Tip: To learn how to write IL write regular code—in C# or VB.NET—and use ILDASM to see the MSIL Visual Studio generates. Use ILDASM to view the MSIL.

ILGenerator.Emit is used to write the lines of MSIL. OpCodes.Nop is filler. This is generally added to move code to even numbered offsets, but it doesn’t actually do anything. OpCodes.Ldarg_0 loads the methods first argument. OpCodes.Ldc_I4_0 loads the value 0 as an int32 on the evaluation stack. Ldelem_Ref loads a reference with the specified index on the evaluation stack. These three arguments (after OpCodes.Nop) is indexing the array of strings. For example, Ldc_I4_1 would get the second argument string.
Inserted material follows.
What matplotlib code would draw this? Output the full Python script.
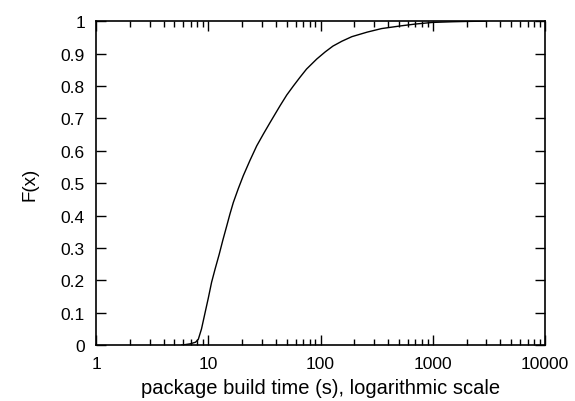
import matplotlib
matplotlib.use("Agg")
import matplotlib.pyplot as plt
from matplotlib.ticker import LogLocator, FixedLocator, NullFormatter

plt.rcParams["font.family"] = ["Liberation Sans", "DejaVu Sans"]

# build time (s) vs cumulative fraction
build_time = [5.8, 6.9, 7.7, 8.15, 8.7, 9.36, 10.0, 10.7, 11.5, 12.5, 13.5,
              14.6, 15.6, 16.7, 18.5, 20.5, 23.5, 27.0, 31.0, 35.5, 43.6, 50.0,
              57.3, 65.7, 75.0, 92.5, 110, 129, 155, 190, 260, 350, 511, 700,
              1000, 1500, 2000, 3000]
cdf = [0.0, 0.004, 0.009, 0.018, 0.05, 0.10, 0.145, 0.194, 0.235, 0.28, 0.325,
       0.368, 0.405, 0.44, 0.483, 0.523, 0.57, 0.615, 0.652, 0.687, 0.739,
       0.772, 0.80, 0.827, 0.852, 0.883, 0.905, 0.923, 0.938, 0.952, 0.966,
       0.977, 0.985, 0.991, 0.996, 0.998, 0.999, 1.0]
y_ticks = [0, 0.1, 0.2, 0.3, 0.4, 0.5, 0.6, 0.7, 0.8, 0.9, 1]
x_ticks = [1, 10, 100, 1000, 10000]
x_labels = ["1", "10", "100", "1000", "10000"]

fig = plt.figure(figsize=(5.75, 4.02), dpi=100)
ax = fig.add_axes([0.167, 0.139, 0.781, 0.806])
ax.plot(build_time, cdf, color="black", lw=1.0)

ax.set_xscale("log")
ax.set_xlim(1, 10000)
ax.set_ylim(0, 1)
ax.xaxis.set_major_locator(FixedLocator(x_ticks))
ax.set_xticklabels(x_labels)
ax.xaxis.set_minor_locator(LogLocator(base=10, subs=range(2, 10)))
ax.xaxis.set_minor_formatter(NullFormatter())
ax.set_yticks(y_ticks)
ax.set_yticklabels([f"{v:g}" for v in y_ticks])

ax.tick_params(which="major", direction="in", length=7, width=1,
               top=True, right=True, labelsize=12.5, pad=8)
ax.tick_params(which="minor", direction="in", length=4, width=1,
               top=True, right=True)
for s in ax.spines.values():
    s.set_linewidth(1.2)

ax.set_xlabel("package build time (s), logarithmic scale", fontsize=14.5, labelpad=5)
ax.set_ylabel("F(x)", fontsize=13.5, labelpad=16)

fig.savefig("out.png", dpi=100)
ILGenerator.MarkSequence is marking a debug location in the source document. More on this in a minute.

The GetMethod call returns a MethodInfo object for the specified type. ILGenerator.EmitCall calls the method specified by the MethodInfo—the second—argument. These two lines combined with the previous three equate to the line

Console.WriteLine(args[0]);

The next line is filler. The next three lines show you how to define a label for a GOTO. They don’t fill any real purpose here. ILGenerator.Emit(OpCodes.Ret) is the end of the method, illustrating that everything is really a function, even void functions.

The statement including typeBuilder.CreateType loads the Type object for our emitted code, and GetMethod(“methodname”).Invoke calls our method using reflection passing the argument to main.

If you want to save the emitted code to an external use TypeBuilder.Save passing a filename for the executable (or DLL).